Addressing Financial Strain
The divestment is a direct response to significant financial pressures. Indoco reported a sharp increase in interest expenses to ₹45.92 crore in the fourth quarter of FY26, reaching a historic high and pushing interest coverage ratios below 1.0x. This situation has led to a consolidated net loss of ₹98.70 crore for FY26, despite overall revenue growth. Sunways, supported by private equity, sees this acquisition as a way to expand its ophthalmic offerings.

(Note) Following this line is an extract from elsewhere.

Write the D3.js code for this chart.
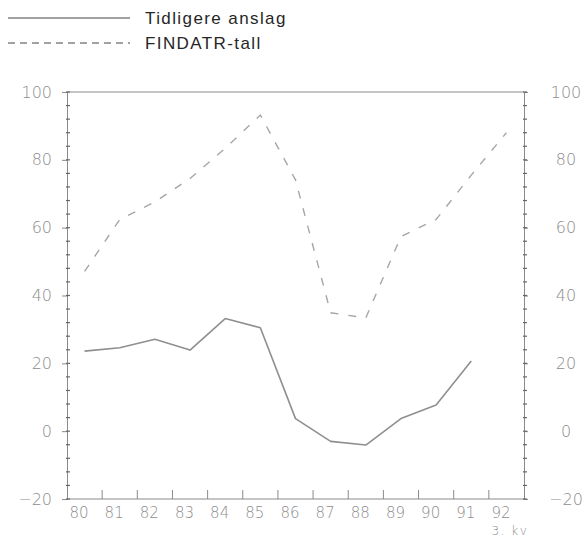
<!DOCTYPE html>
<html>
<head>
<meta charset="utf-8">
<script src="https://cdn.jsdelivr.net/npm/d3@7"></script>
<style>
  html, body { margin: 0; padding: 0; background: #fff; }
  svg { display: block; }
</style>
</head>
<body>
<svg id="chart" width="584" height="539"></svg>
<script>
// Years (3rd quarter) and the two series
const years = [80, 81, 82, 83, 84, 85, 86, 87, 88, 89, 90, 91, 92];
const tidligere = [23.6, 24.6, 27.1, 23.9, 33.2, 30.5, 3.7, -3.0, -4.1, 3.7, 7.7, 20.7];
const findatr = [47.1, 62.4, 67.6, 74.5, 83.4, 93.2, 74.1, 34.9, 33.4, 57.4, 62.4, 75.5, 88.0];
const yTicks = [-20, 0, 20, 40, 60, 80, 100];
const legendLabels = ["Tidligere anslag", "FINDATR-tall"];
const unitLabel = "3. kv";

const svg = d3.select("#chart");
const axisColor = "#8a8a8a";
const labelColor = "#8c8c8c";
const labelFont = "'DejaVu Sans', sans-serif";

const x = d3.scaleLinear().domain([80, 93]).range([67, 524]);
const y = d3.scaleLinear().domain([-20, 100]).range([499, 92]);
// year labels sit a little to the right of their ticks
const xLabel = d3.scaleLinear().domain([80, 92]).range([79, 501]);

// Legend
const legend = svg.append("g");
legendLabels.forEach((t, i) => {
  const ly = i === 0 ? 18 : 43;
  legend.append("line")
    .attr("x1", 8).attr("x2", 130).attr("y1", ly).attr("y2", ly)
    .attr("stroke", "#444").attr("stroke-width", 1.1)
    .attr("stroke-dasharray", i === 0 ? null : "7,5");
  legend.append("text")
    .attr("x", 145).attr("y", ly + 6)
    .attr("font-family", "'Liberation Sans', Arial, sans-serif")
    .attr("font-size", 17).attr("letter-spacing", 1.4)
    .attr("fill", "#262626")
    .text(t);
});

// Frame
const frame = svg.append("g").attr("stroke", axisColor).attr("stroke-width", 1).attr("fill", "none");
frame.append("line").attr("x1", x(80)).attr("x2", x(93)).attr("y1", y(100)).attr("y2", y(100));
frame.append("line").attr("x1", x(80)).attr("x2", x(93)).attr("y1", y(-20)).attr("y2", y(-20));

// Left and right value axes with minor ticks every 4 units
const minor = d3.range(-20, 101, 4);
const leftAxis = d3.axisLeft(y).tickValues(yTicks).tickSize(5).tickFormat(d3.format("d")).tickPadding(10);
const rightAxis = d3.axisRight(y).tickValues(yTicks).tickSize(4).tickFormat(d3.format("d")).tickPadding(10);

function styleAxis(g) {
  g.select(".domain").attr("stroke", axisColor);
  g.selectAll(".tick line").attr("stroke", axisColor);
  g.selectAll(".tick text")
    .attr("fill", labelColor)
    .attr("font-family", labelFont)
    .attr("font-size", 16)
    .attr("font-weight", 300);
}

const gl = svg.append("g").attr("transform", `translate(${x(80)},0)`).call(leftAxis);
styleAxis(gl);
gl.selectAll(".tick text").attr("x", -15);
gl.selectAll(".minor").data(minor).join("line")
  .attr("class", "minor")
  .attr("x1", -1).attr("x2", 3)
  .attr("y1", d => y(d)).attr("y2", d => y(d))
  .attr("stroke", "#666").attr("stroke-width", 1.2);

const gr = svg.append("g").attr("transform", `translate(${x(93)},0)`).call(rightAxis);
styleAxis(gr);
gr.selectAll(".tick text").attr("text-anchor", "middle").attr("x", 42);
gr.selectAll(".minor").data(minor).join("line")
  .attr("class", "minor")
  .attr("x1", -1).attr("x2", 3)
  .attr("y1", d => y(d)).attr("y2", d => y(d))
  .attr("stroke", "#666").attr("stroke-width", 1.2);

// Year ticks on the bottom axis
const tickYears = years.slice(1);
svg.append("g").selectAll("line").data(tickYears).join("line")
  .attr("x1", d => x(d)).attr("x2", d => x(d))
  .attr("y1", y(-20)).attr("y2", y(-20) - 9)
  .attr("stroke", axisColor).attr("stroke-width", 1);

svg.append("g").selectAll("text").data(years).join("text")
  .attr("x", d => xLabel(d)).attr("y", 518)
  .attr("text-anchor", "middle")
  .attr("fill", labelColor)
  .attr("font-family", labelFont)
  .attr("font-size", 15)
  .attr("font-weight", 300)
  .text(d => d);

svg.append("text")
  .attr("x", 510).attr("y", 535)
  .attr("text-anchor", "middle")
  .attr("fill", labelColor)
  .attr("font-family", labelFont)
  .attr("font-size", 12)
  .attr("font-weight", 300)
  .attr("letter-spacing", 1.5)
  .text(unitLabel);

// Series lines, plotted mid-year (3rd quarter)
const line = d3.line().x(d => x(d[0] + 0.5)).y(d => y(d[1]));

svg.append("path")
  .datum(years.slice(0, tidligere.length).map((yr, i) => [yr, tidligere[i]]))
  .attr("d", line)
  .attr("fill", "none")
  .attr("stroke", "#8f8f8f")
  .attr("stroke-width", 1.6)
  .attr("stroke-linejoin", "round");

svg.append("path")
  .datum(years.map((yr, i) => [yr, findatr[i]]))
  .attr("d", line)
  .attr("fill", "none")
  .attr("stroke", "#a6a6a6")
  .attr("stroke-width", 1.4)
  .attr("stroke-dasharray", "8,10");
</script>
</body>
</html>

Structural Challenges Remain
While the sale provides immediate cash, Indoco's financial structure remains a concern. The company's debt-to-EBITDA ratio stands at 3.78x, indicating a need for further financial adjustments. High finance costs have heavily impacted Indoco's profitability, making it susceptible to interest rate changes. Investors are advised to exercise caution, as this divestment may only offer short-term relief and does not fully resolve the company's underlying operational cost issues.
Future Focus
The success of this strategy depends on Indoco's ability to effectively reinvest the proceeds into its USFDA-compliant facilities and API pipeline. The market is observing whether this sale marks the beginning of a sustained effort to monetize assets or is primarily a measure for immediate debt reduction. The company's future profitability hinges on its capacity to translate revenue growth into actual profits.